The next thing I want to do is look at the sentiment value for each book.
| book | average |
|---|---|
| philosophers_stone | 0.0577468 |
| chamber_of_secrets | -0.0438945 |
| prisoner_of_azkaban | -0.0651840 |
| goblet_of_fire | -0.0173904 |
| order_of_the_phoenix | -0.0543027 |
| half_blood_princae | 0.0354648 |
| deathly_hallows | -0.2126561 |
This chart shows the sentiment values for the overall book. All of them are pretty neutral except for the last which leans a lot more to the negative side than the rest of the books.
hp_averages %>%
ggplot(aes(average, book))+
geom_col() -> test
ggplotly(test)
This is the data from the chart in a graph that clearly shows the last book being the most negative.

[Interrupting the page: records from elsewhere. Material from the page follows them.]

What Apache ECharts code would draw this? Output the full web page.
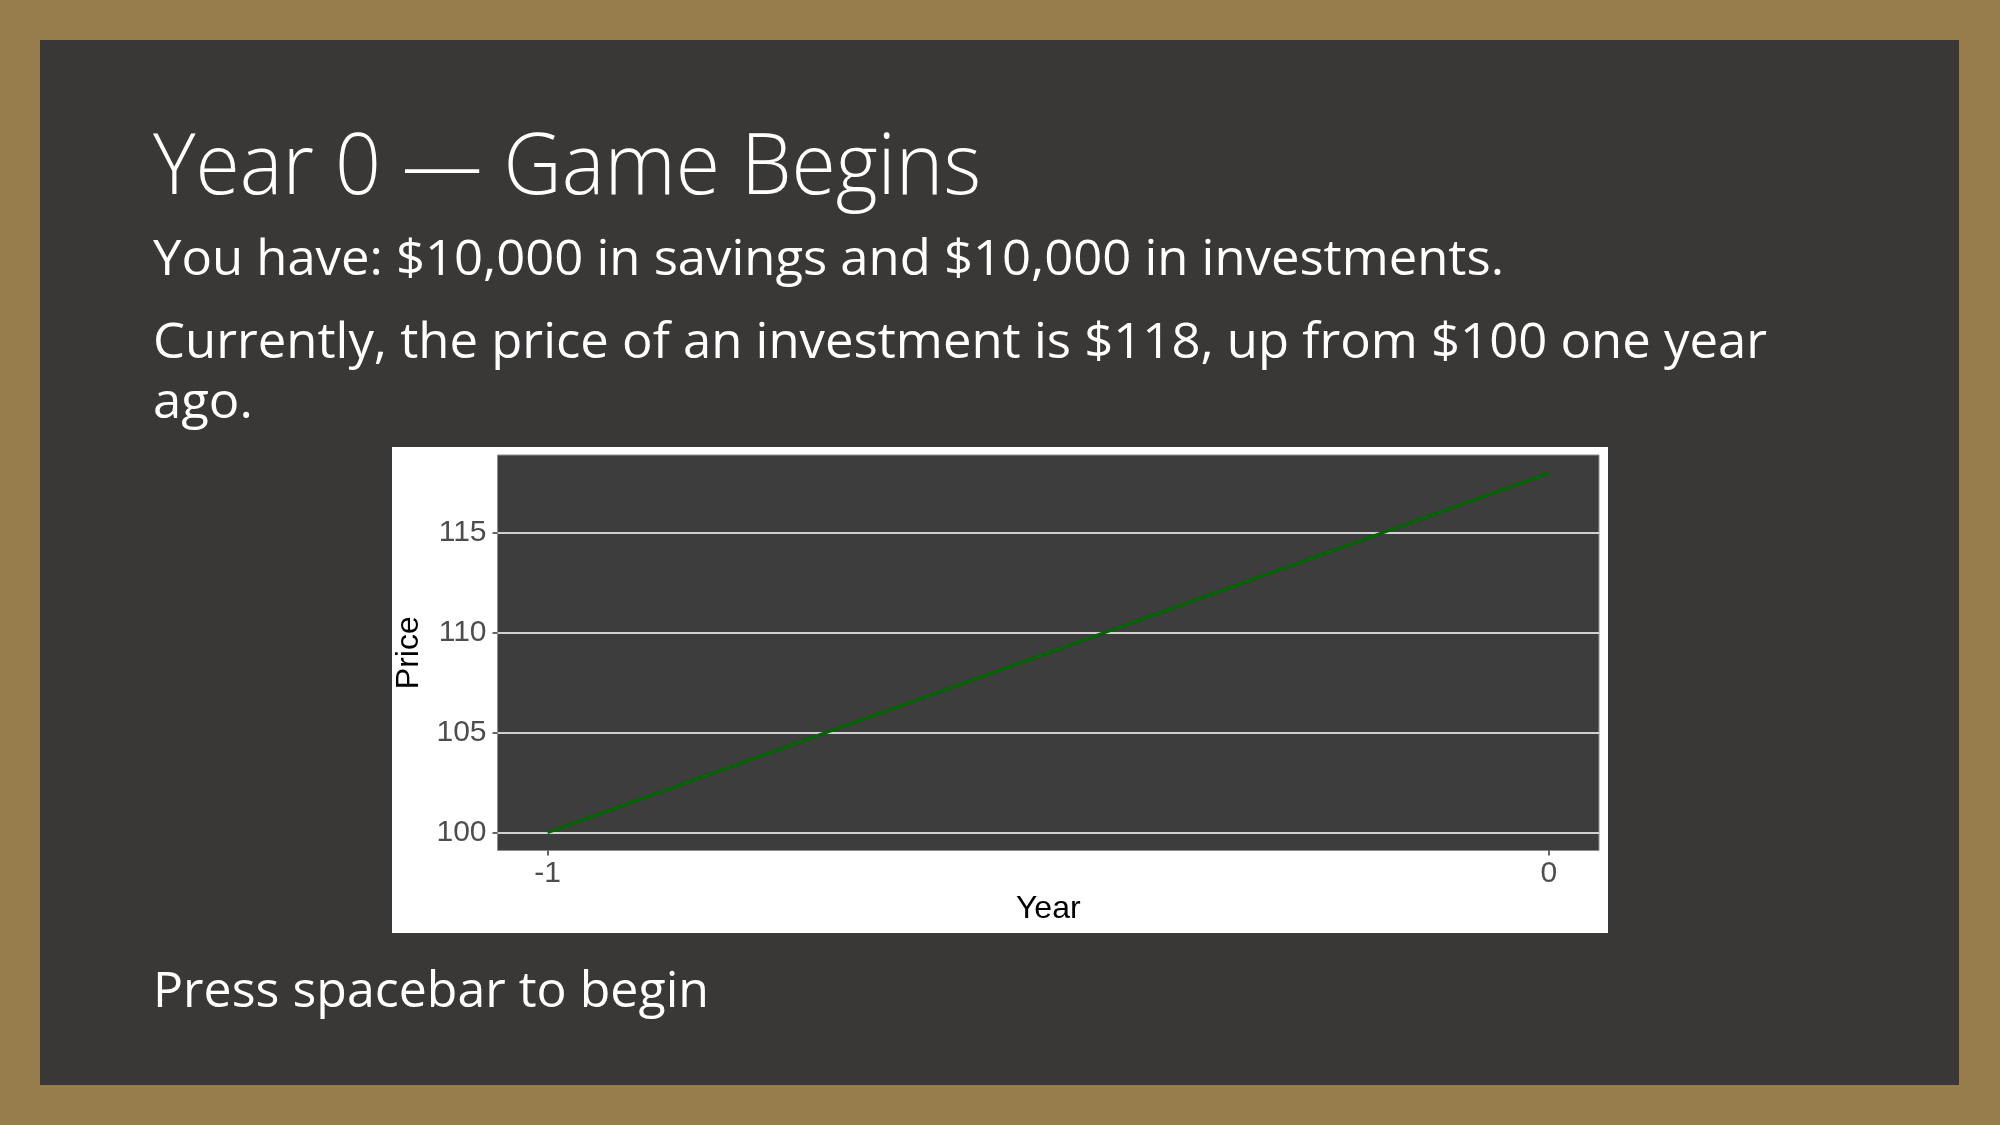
<!DOCTYPE html>
<html>
<head>
<meta charset="utf-8"/>
<title>Year 0 — Game Begins</title>
<script type="text/javascript" src="https://cdn.jsdelivr.net/npm/echarts@6.0.0/dist/echarts.min.js"></script>
<style type="text/css">
	html, body {
		margin: 0;
		padding: 0;
	}
	body {
		width: 2000px;
		height: 1125px;
		background-color: #977d4b;
		position: relative;
		overflow: hidden;
	}
	#slide {
		position: absolute;
		left: 40px;
		top: 40px;
		width: 1919px;
		height: 1045px;
		background-color: #3a3836;
	}
	.txt {
		position: absolute;
		left: 153px;
		white-space: nowrap;
		color: #ffffff;
		font-family: "Open Sans", sans-serif;
		transform-origin: 0 0;
	}
	.title {
		font-size: 84px;
		font-weight: 300;
		line-height: 100px;
	}
	.body {
		font-size: 49px;
		line-height: 60px;
	}
	.press {
		font-size: 50px;
		line-height: 60px;
	}
	#chart-box {
		position: absolute;
		left: 392px;
		top: 447px;
		width: 1216px;
		height: 486px;
		background-color: #ffffff;
	}
</style>
</head>
<body>
	<div id="slide"></div>
	<div class="txt title" data-w="828" style="top:112px;"><span class="ln">Year 0 — Game Begins</span></div>
	<div class="txt body" data-w="1351" style="top:226px;"><span class="ln">You have: $10,000 in savings and $10,000 in investments.</span></div>
	<div class="txt body" data-w="1614" style="top:309px;"><span class="ln">Currently, the price of an investment is $118, up from $100 one year</span><br/><span>ago.</span></div>
	<div class="txt press" data-w="556" style="top:958px;"><span class="ln">Press spacebar to begin</span></div>
	<div id="chart-box"></div>

<script type="text/javascript">
	// 数据
	var year_data = [-1, 0];
	var price_data = [100, 118];
	var x_ticks = [-1, 0];
	var y_ticks = [100, 105, 110, 115];

	// 文字宽度按参考图拉伸
	function fitText(){
		var items = document.querySelectorAll('[data-w]');
		for(var i=0;i<items.length;i++){
			var el = items[i];
			el.style.transform = 'none';
			var w = el.querySelector('.ln').getBoundingClientRect().width;
			var target = parseFloat(el.getAttribute('data-w'));
			if(w > 0){
				el.style.transform = 'scaleX(' + (target / w) + ')';
			}
		}
	}
	fitText();
	window.addEventListener('load', fitText);

	// ggplot 式 5% 扩展
	function expand(arr){
		var lo = Math.min.apply(null, arr);
		var hi = Math.max.apply(null, arr);
		var pad = (hi - lo) * 0.05;
		return [lo - pad, hi + pad];
	}
	var x_ext = expand(year_data);
	var y_ext = expand(price_data);

	var line_data = [];
	for(var i=0;i<year_data.length;i++){
		line_data.push([year_data[i], price_data[i]]);
	}

	var label_font = 'Liberation Sans';

	var price_chart = echarts.init(document.getElementById('chart-box'), null, {renderer: 'canvas'});
	var option = {
		backgroundColor: '#ffffff',
		animation: false,
		grid: {
			left: 105.5,
			right: 9,
			top: 8,
			bottom: 82.5,
			containLabel: false,
			outerBoundsMode: 'none',
			show: true,
			backgroundColor: '#3d3d3d',
			borderColor: '#8f8f8f',
			borderWidth: 1
		},
		xAxis: {
			type: 'value',
			min: x_ext[0],
			max: x_ext[1],
			name: 'Year',
			nameLocation: 'middle',
			nameGap: 39,
			nameTextStyle: {
				color: '#000000',
				fontSize: 32,
				fontFamily: label_font
			},
			axisLine: { show: false, onZero: false },
			axisTick: {
				show: true,
				length: 5,
				customValues: x_ticks,
				lineStyle: { color: '#333333', width: 1.5 }
			},
			axisLabel: {
				customValues: x_ticks,
				margin: 8,
				fontSize: 30,
				color: '#4d4d4d',
				fontFamily: label_font
			},
			splitLine: { show: false }
		},
		yAxis: {
			type: 'value',
			min: y_ext[0],
			max: y_ext[1],
			name: 'Price',
			nameLocation: 'middle',
			nameGap: 65,
			nameTextStyle: {
				color: '#000000',
				fontSize: 32,
				fontFamily: label_font
			},
			axisLine: { show: false, onZero: false },
			axisTick: {
				show: true,
				length: 5,
				customValues: y_ticks,
				lineStyle: { color: '#333333', width: 1.5 }
			},
			axisLabel: {
				customValues: y_ticks,
				margin: 11,
				padding: [5, 0, 0, 0],
				fontSize: 30,
				color: '#4d4d4d',
				fontFamily: label_font
			},
			splitLine: {
				show: true,
				lineStyle: { color: '#d0d0d0', width: 2 }
			}
		},
		series: [{
			name: 'Price',
			type: 'line',
			data: line_data,
			showSymbol: false,
			symbol: 'none',
			lineStyle: { color: '#006400', width: 3 },
			itemStyle: { color: '#006400' }
		}]
	};
	price_chart.setOption(option);
</script>
</body>
</html>
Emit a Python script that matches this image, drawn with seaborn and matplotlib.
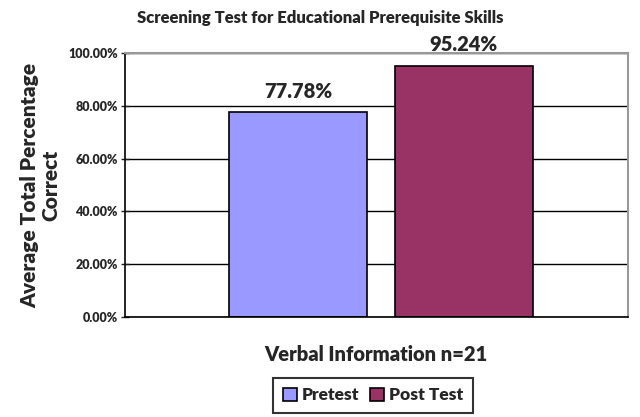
import seaborn as sns
import pandas as pd
import matplotlib.pyplot as plt
from matplotlib.ticker import PercentFormatter

# data
category = ['Verbal Information n=21']
tests = ['Pretest', 'Post Test']
scores = [77.78, 95.24]
bar_colors = ['#9999FF', '#993366']

df = pd.DataFrame({'group': category * len(tests), 'test': tests, 'score': scores})

sns.set_style('white')
plt.rcParams['font.family'] = ['Lato', 'DejaVu Sans']
plt.rcParams['font.weight'] = 'bold'

fig = plt.figure(figsize=(6.4, 4.17), dpi=100)
ax = fig.add_axes([0.195, 0.24, 0.786, 0.633])

sns.barplot(data=df, x='group', y='score', hue='test', palette=bar_colors,
            saturation=1, width=0.66, gap=0.17, edgecolor='black', linewidth=1.2,
            legend=True, ax=ax)

ax.set_xlim(-0.509, 0.491)
ax.set_ylim(0, 100)
ax.set_yticks(range(0, 101, 20))
ax.yaxis.set_major_formatter(PercentFormatter(decimals=2))
ax.tick_params(axis='y', labelsize=9, length=6, direction='inout', left=True, width=1, pad=2)
for lbl in ax.get_yticklabels():
    lbl.set_fontweight('heavy')
ax.set_xticks([])
ax.grid(axis='y', color='black', linewidth=1)
ax.set_axisbelow(True)
for side in ['left', 'bottom']:
    ax.spines[side].set_color('black')
    ax.spines[side].set_linewidth(1.2)
for side in ['top', 'right']:
    ax.spines[side].set_color('#999999')
    ax.spines[side].set_linewidth(1.5)

# value labels above the bars
for cont in ax.containers:
    ax.bar_label(cont, fmt='%.2f%%', fontsize=14.5, fontweight='heavy', padding=8,
                 clip_on=False)

ax.set_xlabel('Verbal Information n=21', fontsize=14.5, fontweight='heavy', labelpad=20)
ax.set_ylabel('Average Total Percentage\nCorrect', fontsize=15, fontweight='heavy',
              labelpad=6, linespacing=1.1)
fig.suptitle('Screening Test for Educational Prerequisite Skills', fontsize=12,
             fontweight='heavy', y=0.975)

leg = ax.legend(loc='center', bbox_to_anchor=(0.583, 0.052), bbox_transform=fig.transFigure,
                ncol=2, frameon=True, fancybox=False, edgecolor='black',
                prop={'size': 12.5, 'weight': 'heavy'},
                handlelength=0.8, handleheight=0.8, handletextpad=0.3, columnspacing=0.6,
                borderpad=0.55)
leg.get_frame().set_linewidth(1.5)

fig.savefig('out.png', dpi=100)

We can easily see from this graph that while the first book is the most positive and the last is by far the most negative there is really no correlation fro the books in between. Most of them seem to have a negative sentiment. The correlation between the words that are most popular in each book make sense. In The Deathly Hollows Wand and Voldemort are two of the most popular words which makes sense since the last story is about the death of Voldemort and the return of the Elder Wand. My thesis wasn’t exactly right. The half blood Prince which is the second to last book actually leans more positive than negative.